Short-term fluctuations in the dollar/gold exchange rate are of little interest to holders of the physical metal itself. And I take it for granted that the expected long-term exchange rate is a meaningless number, as the fiat dollar will eventually cease to exist. By contrast, if the course of the dollar/gold exchange rate over the medium term (1-3 years) can be projected, this is valuable to investors and crusaders alike.
Monetary science cannot determine a demonstrably correct exchange rate value. We can, however, take a central banker’s perspective, and see where the thought experiment leads. After limiting gold convertibility in 1933, and abandoning any formal gold link in 1971, is there anywhere left for governments to run? Their unconditional surrender, and a return to gold and silver as the sole constitutional money, would appear the only logical next step. Or is it?

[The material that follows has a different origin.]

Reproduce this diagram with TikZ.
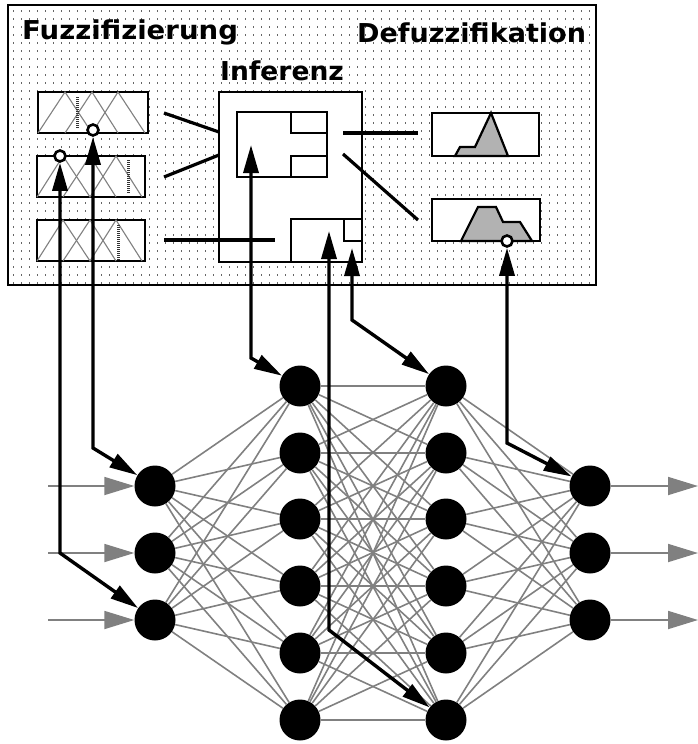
\documentclass[tikz,border=0pt]{standalone}
\usepackage{graphicx}
\usepackage{fontspec}
\newfontfamily\headfont{DejaVu Sans}
\usepackage{tikz}
\usetikzlibrary{arrows.meta, positioning, calc}

\begin{document}
\begin{tikzpicture}[x=1pt, y=-1pt,
    neuron/.style={circle, fill=black, inner sep=0pt, minimum size=41pt},
    weight/.style={gray, line width=1.6pt},
    signal/.style={-{Triangle[length=30pt, width=18pt]}, gray, line width=1.8pt},
    link/.style={{Triangle[length=28pt, width=15pt]}-{Triangle[length=28pt, width=15pt]},
        line width=3.4pt, line join=miter},
    frame/.style={draw, line width=2.6pt, fill=white, inner sep=0pt},
    pin/.style={circle, draw, fill=white, line width=2.6pt, inner sep=0pt, minimum size=11pt},
    title/.style={font=\headfont\bfseries\fontsize{26}{26}\selectfont, inner sep=0pt, anchor=base west},
    member/.style={gray, line width=1.1pt},
    crisp/.style={line width=3pt, dash pattern=on 1pt off 1pt, black!80},
    wire/.style={line width=3.2pt},
    dotrow/.style={line width=1.2pt, dash pattern=on 1.2pt off 6.8pt, black!60},
    output/.style={draw, line width=2.2pt, fill=gray!60}
]
\useasboundingbox (0,0) rectangle (698,744);

% fuzzy controller panel
\foreach \y in {11,19,...,283} \draw[dotrow] (13,\y) -- (594,\y);
\draw[line width=2.6pt] (8,5) rectangle (596,285);

\node[title] (fuz) at (22,39) {\scalebox{1.06}[1]{Fuzzifizierung}};
\node[title] (inf) at (220,80) {\scalebox{1.02}[1]{Inferenz}};
\node[title] (defuz) at (357,42) {\scalebox{1.04}[1]{Defuzzifikation}};

% membership functions
\node[frame, minimum width=110pt, minimum height=41pt] (m1) at (93,112.5) {};
\node[frame, minimum width=108pt, minimum height=41pt] (m2) at (91,176.5) {};
\node[frame, minimum width=108pt, minimum height=41pt] (m3) at (91,240.5) {};
\draw[member] (38,133) -- (65,92) -- (92,133) -- (118,92) -- (145,133);
\draw[member] (65,133) -- (92,92) -- (118,133);
\draw[member] (37,197) -- (63,156) -- (90,197) -- (116,156) -- (142,197);
\draw[member] (63,197) -- (90,156) -- (116,197);
\draw[member] (37,261) -- (63,220) -- (90,261) -- (116,220) -- (142,261);
\draw[member] (63,261) -- (90,220) -- (116,261);
\draw[crisp] (77,97) -- (77,128);
\draw[crisp] (128,160) -- (128,193);
\draw[crisp] (118,225) -- (118,260);

% rule base
\node[frame, minimum width=143pt, minimum height=170pt] (rb) at (290.5,177) {};
\draw[line width=2.2pt, fill=white] (237,112) rectangle (327,177);
\draw[line width=2.2pt] (291,112) -- (291,133) -- (327,133);
\draw[line width=2.2pt] (291,177) -- (291,156) -- (327,156);
\draw[line width=2.2pt] (291,262) -- (291,219) -- (362,219);
\draw[line width=2.2pt] (344,219) -- (344,241) -- (362,241);
\coordinate (r1) at (251,145);
\coordinate (r2) at (329,231);
\coordinate (r3) at (352,248);

% output sets
\node[frame, minimum width=107pt, minimum height=43pt] (d1) at (485.5,134.5) {};
\node[frame, minimum width=108pt, minimum height=42pt] (d2) at (486,220) {};
\draw[output] (455,156) -- (460,147) -- (475,147) -- (491,113) -- (508,156) -- cycle;
\draw[output] (461,241) -- (478,207) -- (496,207) -- (503,222) -- (520,222) -- (532,241) -- cycle;

% wires
\coordinate (a1) at (164,113);
\coordinate (a2) at (164,177);
\coordinate (a3) at (164,240);
\coordinate (e1) at (219,132);
\coordinate (e2) at (219,155);
\coordinate (e3) at (275,240);
\draw[wire] (a1) -- (e1);
\draw[wire] (a2) -- (e2);
\draw[wire] (a3) -- (e3);
\coordinate (o1) at (343,133);
\coordinate (o2) at (343,154);
\coordinate (f1) at (418,133);
\coordinate (f2) at (418,220);
\draw[wire] (o1) -- (f1);
\draw[wire] (o2) -- (f2);

% neural network
\node[neuron] (n11) at (155,486) {};
\node[neuron] (n12) at (155,553) {};
\node[neuron] (n13) at (155,620) {};
\node[neuron] (n21) at (300,386) {};
\node[neuron] (n22) at (300,453) {};
\node[neuron] (n23) at (300,519) {};
\node[neuron] (n24) at (300,586) {};
\node[neuron] (n25) at (300,653) {};
\node[neuron] (n26) at (300,720) {};
\node[neuron] (n31) at (446,386) {};
\node[neuron] (n32) at (446,453) {};
\node[neuron] (n33) at (446,519) {};
\node[neuron] (n34) at (446,586) {};
\node[neuron] (n35) at (446,653) {};
\node[neuron] (n36) at (446,720) {};
\node[neuron] (n41) at (590,486) {};
\node[neuron] (n42) at (590,553) {};
\node[neuron] (n43) at (590,620) {};

\foreach \i in {1,2,3} \foreach \j in {1,...,6} \draw[weight] (n1\i) -- (n2\j);
\foreach \i in {1,...,6} \foreach \j in {1,...,6} \draw[weight] (n2\i) -- (n3\j);
\foreach \i in {1,...,6} \foreach \j in {1,2,3} \draw[weight] (n3\i) -- (n4\j);

\coordinate (x1) at (48,486);
\coordinate (x2) at (48,553);
\coordinate (x3) at (48,620);
\coordinate (y1) at (698,486);
\coordinate (y2) at (698,553);
\coordinate (y3) at (698,620);
\draw[signal] (x1) -- (n11);
\draw[signal] (x2) -- (n12);
\draw[signal] (x3) -- (n13);
\draw[signal] (n41) -- (y1);
\draw[signal] (n42) -- (y2);
\draw[signal] (n43) -- (y3);

% coupling fuzzy system and network
\node[pin] (c1) at (93,130) {};
\node[pin] (c2) at (60,156) {};
\node[pin] (c3) at (507,241) {};
\coordinate (b1) at (93,448);
\coordinate (b2) at (60,553);
\coordinate (b3) at (251,358);
\coordinate (b4) at (329,630);
\coordinate (b5) at (352,320);
\coordinate (b6) at (507,443);
\draw[link] (c1) -- (b1) -- (n11);
\draw[link] (c2) -- (b2) -- (n13);
\draw[link] (r1) -- (b3) -- (n21);
\draw[link] (r2) -- (b4) -- (n36);
\draw[link] (r3) -- (b5) -- (n31);
\draw[link] (c3) -- (b6) -- (n41);
\end{tikzpicture}
\end{document}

The dollar/gold exchange rate was re-valued in gold’s favor after ’33 and ’71. Whether the full extent of the debasement of the dollar in each case was properly reflected is not immediately relevant. Both times, the amount of the revaluation was sufficient to avoid the need to return to gold and silver as circulating currency. Would a third dollar de-valuation, combined with some sort of formal re-linking to gold, do the trick again?
I used to assign a low probability to a third dollar de-valuation as central bank strategy, as it seems the process would be too difficult for authorities to neatly manage. A recent Jim Rickards interview made me alter my estimates. He explained how, despite appearances, America was essentially the only nation with a Plan B for coping with the monetary crisis. The rest of the world is at the mercy of the US.

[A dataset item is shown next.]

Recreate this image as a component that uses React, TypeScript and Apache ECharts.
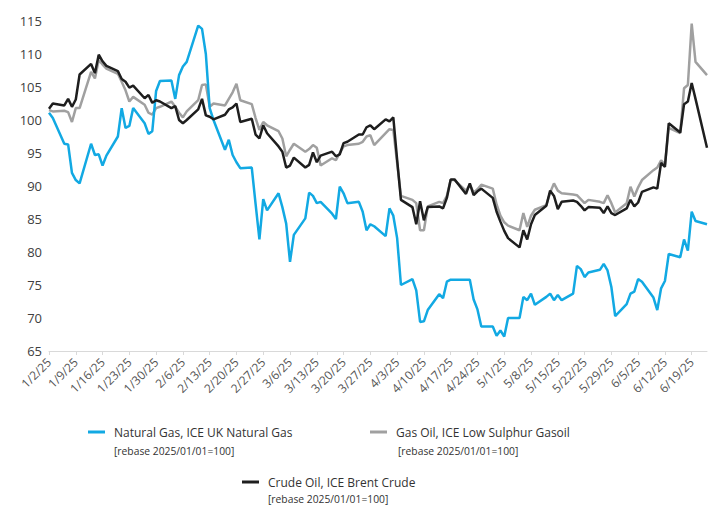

Rickards was referring to other nations’ gold reserves stored on US soil. It would be easy for Washington to declare a global monetary emergency, “temporarily” take ownership of foreign governments’ metal, and thereby double America’s de facto gold holdings overnight. If reported figures are accurate, the total amount would be over 16,000 tons, or roughly 10% of all above ground gold, including jewelry. It might then be possible for the US Treasury / Fed to defend a new dollar/gold exchange rate.
America could thus stabilize the dollar domestically with some sort of convertibility, and dictate to the world how foreign-held dollars or dollar-denominated debts would be valued in gold ounces. Alternately, America could neglect its own middle class and hand pick a new set of international allies with selective, favorable restructuring of its foreign debts, payable in gold.
The dollar/gold exchange rate required, whether $5,000 per ounce or $50,000, would be determined by an estimate of how much dollar debasement must be recognized and admitted in order to stabilize the financial system. If domestic and/or foreign individuals are denied the convertibility privilege, either formally or by setting a 400 ounce bar as the minimum amount redeemable, the exchange rate could probably be set lower than otherwise necessary.
We can’t know whether dollar devaluation might buy global monetary stability for 10 years or 10 weeks. Would returning to the sort of foreign-government-only dollar/gold convertibility prevailing from 1933-1971 roll back uncertainty sufficiently to allow the required global economic growth? If economic catastrophe could be postponed by the half-measure of a partial surrender / ceasefire in governments’ war on gold, should citizens rejoice?
For the cause of freedom and individual rights, the side effects would be mixed at best. Gold’s image as a critical part of the financial system can only be improved if its dollar exchange rate were to increase dramatically. It would also help the reputation of gold’s intellectual advocates, and hard money promotional efforts should find better financing. Finally, depending on how other asset class valuation levels adjust to gold’s new prominence, there might arise a whole class of suddenly wealthy investors. Many of these individuals, no matter how boastful or modest, would become implicit ambassadors for gold.
On the negative side, however, there may be a loss of interest in questions of how the monetary system should operate. People might think government had already admitted defeat and “returned to the gold standard”. That the official re-introduction of gold into the financial system gave a mere figurehead role to the metal would likely escape notice. And, as Robert Landis noted, if the fiat system collapsed totally a few years later, people may again be under the false impression that gold deserved the blame.
A worse aspect comes to mind. Silver might not benefit from dollar de-valuation. The Fed would likely prefer if silver actually lost ground on both an absolute and relative basis. This would keep the idea of bimetallism out of the public imagination. If bankers fear recognizing gold as money, they must really dread letting silver join it. Silver coin circulating alongside gold, and once again becoming working wages, would recall a time when banks were unnecessary to a healthy, growing economy.
Overall, it saddens me to conclude, a partial surrender by central banks in their war with gold could be a step backwards for gold money advocates.